Monday, December 9, 1996
A memorial will be held in Berkeley on Saturday for Julian B. ``Jules'' Backus, a photographer and pioneer of videography. Mr. Backus died in New York on November 21 of heart failure, aggravated by a severe case of Lyme disease he had been fighting since June. He was 52.
Mr. Backus was born in Detroit. He studied at Hotchkiss School in Lawrenceville, Mass., and other prep schools and went to the University of Michigan at Ann Arbor in the mid-'60s. There, he began his career as a painter, which led to an interest in photography.
He developed anti-war views and became a conscientious objectors, performing alternative service in Puerto Rico.

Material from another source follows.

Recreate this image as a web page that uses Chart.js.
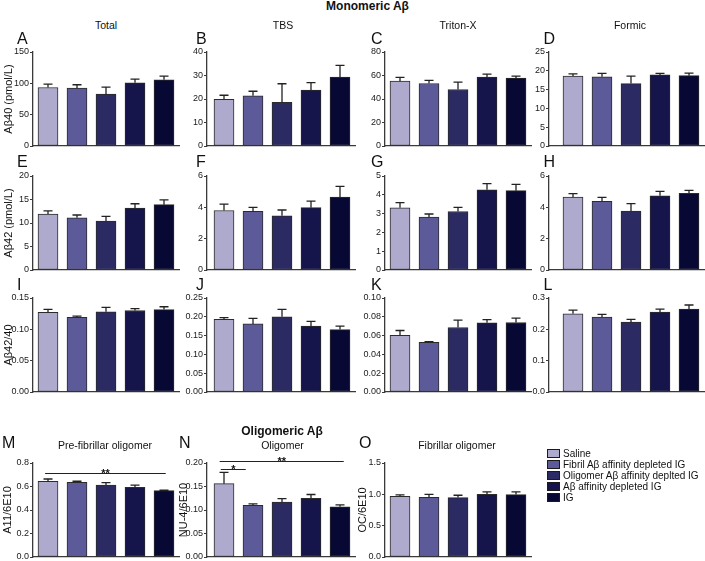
<!DOCTYPE html>
<html>
<head>
<meta charset="utf-8">
<script src="https://cdn.jsdelivr.net/npm/chart.js@4.4.1/dist/chart.umd.min.js"></script>
<style>
  body { margin: 0; background: #fff; }
  #fig { position: relative; width: 705px; height: 561px; overflow: hidden;
         font-family: Arial, "Liberation Sans", sans-serif; color: #111; }
  #fig canvas { position: absolute; }
  .txt { position: absolute; line-height: 1; white-space: nowrap; }
  .head { font-weight: bold; font-size: 12px; transform: translateX(-50%); }
  .sub { font-size: 10.5px; transform: translateX(-50%); }
  .letter { font-size: 16px; }
  .lg-box { position: absolute; width: 13px; height: 8.5px; box-sizing: border-box; border: 1px solid #1a1a1a; }
  .lg-txt { position: absolute; font-size: 10px; line-height: 1; white-space: nowrap; }
</style>
</head>
<body>
<div id="fig"></div>

<script>
// groups and colours
const groups = ['Saline', 'Fibril A\u03b2 affinity depleted IG', 'Oligomer A\u03b2 affinity deplted IG', 'A\u03b2 affinity depleted IG', 'IG'];
const barColors = ['#aeaacd', '#5c5a98', '#2b2a63', '#15154b', '#080835'];

// Monomeric Aβ40 (pmol/L)
const totalAb40 = [93.4, 92.3, 82.7, 100.9, 105.7];
const totalAb40Sem = [5.4, 5.4, 11.3, 5.9, 5.9];
const tbsAb40 = [19.9, 21.4, 18.6, 23.8, 29.3];
const tbsAb40Sem = [1.7, 1.9, 7.9, 3.2, 5.0];
const tritonAb40 = [55.2, 53.2, 48.1, 58.6, 57.8];
const tritonAb40Sem = [3.2, 2.6, 6.3, 2.6, 1.7];
const formicAb40 = [18.6, 18.4, 16.6, 18.9, 18.7];
const formicAb40Sem = [0.6, 0.9, 2.0, 0.4, 0.7];

// Monomeric Aβ42 (pmol/L)
const totalAb42 = [11.9, 11.1, 10.4, 13.2, 13.9];
const totalAb42Sem = [0.7, 0.6, 1.0, 0.9, 1.0];
const tbsAb42 = [3.80, 3.74, 3.46, 3.98, 4.65];
const tbsAb42Sem = [0.40, 0.26, 0.37, 0.41, 0.69];
const tritonAb42 = [3.31, 2.82, 3.11, 4.27, 4.22];
const tritonAb42Sem = [0.27, 0.16, 0.22, 0.32, 0.33];
const formicAb42 = [4.65, 4.39, 3.76, 4.74, 4.89];
const formicAb42Sem = [0.22, 0.24, 0.48, 0.28, 0.19];

// Aβ42/40 ratio
const totalRatio = [0.127, 0.119, 0.128, 0.130, 0.1315];
const totalRatioSem = [0.005, 0.002, 0.007, 0.003, 0.0045];
const tbsRatio = [0.193, 0.181, 0.200, 0.175, 0.166];
const tbsRatioSem = [0.005, 0.015, 0.0196, 0.0126, 0.009];
const tritonRatio = [0.0604, 0.0529, 0.0686, 0.0736, 0.0739];
const tritonRatioSem = [0.005, 0.0007, 0.0078, 0.0035, 0.0047];
const formicRatio = [0.2497, 0.239, 0.223, 0.255, 0.2647];
const formicRatioSem = [0.0118, 0.0086, 0.0085, 0.0097, 0.0129];

// Oligomeric Aβ
const a11 = [0.6445, 0.636, 0.613, 0.594, 0.565];
const a11Sem = [0.0195, 0.0085, 0.02, 0.017, 0.003];
const nu4 = [0.156, 0.110, 0.117, 0.125, 0.107];
const nu4Sem = [0.024, 0.003, 0.007, 0.008, 0.004];
const oc = [0.969, 0.953, 0.948, 1.0, 0.996];
const ocSem = [0.021, 0.047, 0.037, 0.04, 0.044];

// significance bars (group index from/to, height in axis units)
const sigA11 = [{ from: -0.1, to: 4.06, y: 0.715, label: '**' }];
const sigNu4 = [{ from: -0.11, to: 0.75, y: 0.187, label: '*' },
                { from: -0.15, to: 4.13, y: 0.205, label: '**' }];

// axes
const yMax = [150, 40, 80, 25, 20, 6, 5, 6, 0.15, 0.25, 0.1, 0.3, 0.8, 0.2, 1.5];
const yStep = [50, 10, 20, 5, 5, 2, 1, 2, 0.05, 0.05, 0.02, 0.1, 0.2, 0.05, 0.5];
const yDec = [0, 0, 0, 0, 0, 0, 0, 0, 2, 2, 2, 1, 1, 2, 1];
const yTitles = ['A\u03b240 (pmol/L)', '', '', '', 'A\u03b242 (pmol/L)', '', '', '',
                 'A\u03b242/40', '', '', '', 'A11/6E10', 'NU-4/6E10', 'OC/6E10'];
const panelLetters = ['A', 'B', 'C', 'D', 'E', 'F', 'G', 'H', 'I', 'J', 'K', 'L', 'M', 'N', 'O'];
const columnTitles = ['Total', 'TBS', 'Triton-X', 'Formic'];
const oligoTitles = ['Pre-fibrillar oligomer', 'Oligomer', 'Fibrillar oligomer'];

const means = [totalAb40, tbsAb40, tritonAb40, formicAb40, totalAb42, tbsAb42, tritonAb42, formicAb42,
               totalRatio, tbsRatio, tritonRatio, formicRatio, a11, nu4, oc];
const sems = [totalAb40Sem, tbsAb40Sem, tritonAb40Sem, formicAb40Sem, totalAb42Sem, tbsAb42Sem, tritonAb42Sem, formicAb42Sem,
              totalRatioSem, tbsRatioSem, tritonRatioSem, formicRatioSem, a11Sem, nu4Sem, ocSem];
const sigs = [[], [], [], [], [], [], [], [], [], [], [], [], sigA11, sigNu4, []];

// layout (pixels)
const colAxisX = [33, 207, 385, 549];
const colGap = [0.5, 2.5, 0.5, 9.5];
const rowTop = [52, 176, 298, 463];
const plotH = 94;
const catW = 29;
const yBoxW = 33;
const yTitleX = { 0: 9, 4: 9, 8: 9, 12: 8.3, 13: 184, 14: 363 };
const letterX = [17, 196, 371, 543.5];
const letterXRow4 = [2, 179, 359];
const letterBase = [45, 168, 290.5, 449];
const colTitleX = [106, 283, 458, 630];
const oligoTitleX = [105, 282.5, 457];

const axisColor = '#3a3a3a';
Chart.defaults.font.family = 'Arial, "Liberation Sans", sans-serif';

const fig = document.getElementById('fig');

function addText(cls, text, left, top) {
  const d = document.createElement('div');
  d.className = 'txt ' + cls;
  d.textContent = text;
  d.style.left = left + 'px';
  d.style.top = top + 'px';
  fig.appendChild(d);
}

// error bars (upward only, like the original)
const errorBars = {
  id: 'errorBars',
  afterDatasetsDraw(chart) {
    const ds = chart.data.datasets[0];
    const meta = chart.getDatasetMeta(0);
    const y = chart.scales.y;
    const ctx = chart.ctx;
    ctx.save();
    ctx.strokeStyle = '#222';
    ctx.lineWidth = 1.3;
    meta.data.forEach((bar, i) => {
      const top = y.getPixelForValue(ds.data[i].y + ds.errors[i]);
      ctx.beginPath();
      ctx.moveTo(bar.x, bar.y);
      ctx.lineTo(bar.x, top);
      ctx.moveTo(bar.x - 4.5, top);
      ctx.lineTo(bar.x + 4.5, top);
      ctx.stroke();
    });
    ctx.restore();
  }
};

// significance lines
const sigBars = {
  id: 'sigBars',
  afterDraw(chart) {
    const list = chart.data.datasets[0].sig || [];
    const ctx = chart.ctx;
    const x = chart.scales.x, y = chart.scales.y;
    ctx.save();
    ctx.strokeStyle = '#222';
    ctx.fillStyle = '#111';
    ctx.lineWidth = 1;
    ctx.font = 'bold 11px Arial, "Liberation Sans", sans-serif';
    ctx.textAlign = 'center';
    ctx.textBaseline = 'alphabetic';
    list.forEach(s => {
      const py = Math.round(y.getPixelForValue(s.y)) + 0.5;
      const x1 = x.getPixelForValue(s.from), x2 = x.getPixelForValue(s.to);
      ctx.beginPath();
      ctx.moveTo(x1, py);
      ctx.lineTo(x2, py);
      ctx.stroke();
      ctx.fillText(s.label, (x1 + x2) / 2, py + 3);
    });
    ctx.restore();
  }
};

function makePanel(p) {
  const row = Math.floor(p / 4), col = p % 4;
  const axisX = colAxisX[col];
  const padT = row === 3 ? 14 : 8, padB = 8, padR = 2;
  const xMin = -0.5 - colGap[col] / catW;
  const xMax = 4.55;
  const plotW = (xMax - xMin) * catW;
  const cw = Math.ceil(yBoxW + plotW + padR);
  const ch = padT + plotH + padB;
  const left = axisX - yBoxW;
  const top = rowTop[row] - padT;

  const canvas = document.createElement('canvas');
  canvas.width = cw;
  canvas.height = ch;
  canvas.style.left = left + 'px';
  canvas.style.top = top + 'px';
  canvas.style.width = cw + 'px';
  canvas.style.height = ch + 'px';
  fig.appendChild(canvas);

  const hasTitle = yTitles[p] !== '';
  const titlePad = hasTitle ? yTitleX[p] - left - 6.6 : 0;

  new Chart(canvas, {
    type: 'bar',
    data: {
      datasets: [{
        data: means[p].map((v, i) => ({ x: i, y: v })),
        errors: sems[p],
        sig: sigs[p],
        backgroundColor: barColors,
        borderColor: '#2b2b2b',
        borderWidth: 1,
        borderSkipped: false,
        barThickness: 20
      }]
    },
    options: {
      responsive: false,
      animation: false,
      devicePixelRatio: 1,
      layout: { padding: { left: 0, right: cw - yBoxW - plotW, top: padT, bottom: padB } },
      plugins: { legend: { display: false }, tooltip: { enabled: false } },
      scales: {
        x: {
          type: 'linear',
          min: xMin,
          max: xMax,
          offset: false,
          afterFit: s => { s.height = 0; },
          ticks: { display: false },
          grid: { display: false, drawTicks: false, offset: false },
          border: { display: true, color: axisColor, width: 1.3 }
        },
        y: {
          min: 0,
          max: yMax[p],
          afterFit: s => { s.width = yBoxW; },
          border: { display: true, color: axisColor, width: 1.3 },
          grid: { display: true, drawOnChartArea: false, drawTicks: true, tickLength: 3, color: axisColor, lineWidth: 1 },
          ticks: {
            stepSize: yStep[p],
            padding: 1,
            color: '#1a1a1a',
            font: { size: 9 },
            callback: v => Number(v).toFixed(yDec[p])
          },
          title: {
            display: hasTitle,
            text: yTitles[p],
            color: '#111',
            font: { size: 11 },
            padding: { top: titlePad, bottom: 0 }
          }
        }
      }
    },
    plugins: [errorBars, sigBars]
  });
}

for (let p = 0; p < 15; p++) makePanel(p);

// headings and letters
addText('head', 'Monomeric A\u03b2', 367.5, 0.4);
addText('head', 'Oligomeric A\u03b2', 282, 424.8);
columnTitles.forEach((t, i) => addText('sub', t, colTitleX[i], 20.4));
oligoTitles.forEach((t, i) => addText('sub', t, oligoTitleX[i], 439.7));
panelLetters.forEach((t, p) => {
  const row = Math.floor(p / 4), col = p % 4;
  const x = row === 3 ? letterXRow4[col] : letterX[col];
  addText('letter', t, x, letterBase[row] - 13.6);
});

// legend
groups.forEach((g, i) => {
  const box = document.createElement('div');
  box.className = 'lg-box';
  box.style.left = '547px';
  box.style.top = (449 + i * 11) + 'px';
  box.style.background = barColors[i];
  fig.appendChild(box);
  const t = document.createElement('div');
  t.className = 'lg-txt';
  t.textContent = g;
  t.style.left = '563px';
  t.style.top = (449.2 + i * 11) + 'px';
  fig.appendChild(t);
});
</script>
</body>
</html>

He operated on both coasts, but was very active in the local art and video scenes. He was a founder of the Bay Area Video Coalition, Optic Nerve, which he helped form in 1972, and Project One.
In 1975, he was a member of the Optic Nerve crew that shot the memorable conceptual event, ``Media Burn,'' produced by the Ant Farm. He also worked with the San Francisco Mime Troupe and many anti-war and anti-nuclear projects.
He worked on videotapes including ``Psychological Bull Rider''; ``Artwork,'' about the San Francisco Comprehensive Employment and Training Act; ``Dead Action,'' dealing with medical issues at the San Bruno jail; and ``On the Boulevard,'' a documentary on independent truckers.
Several films on which he worked as a cameraman were produced by Doug Hall, including ``Terrible Uncertainty of the Thing Described,'' ``Songs of the 80s,'' ``Storm Stress'' and ``Almost Like A Dance.''
He is survived by his siblings, Annie Strobel of Vermont, Joe of Michigan and Charles of Washington state.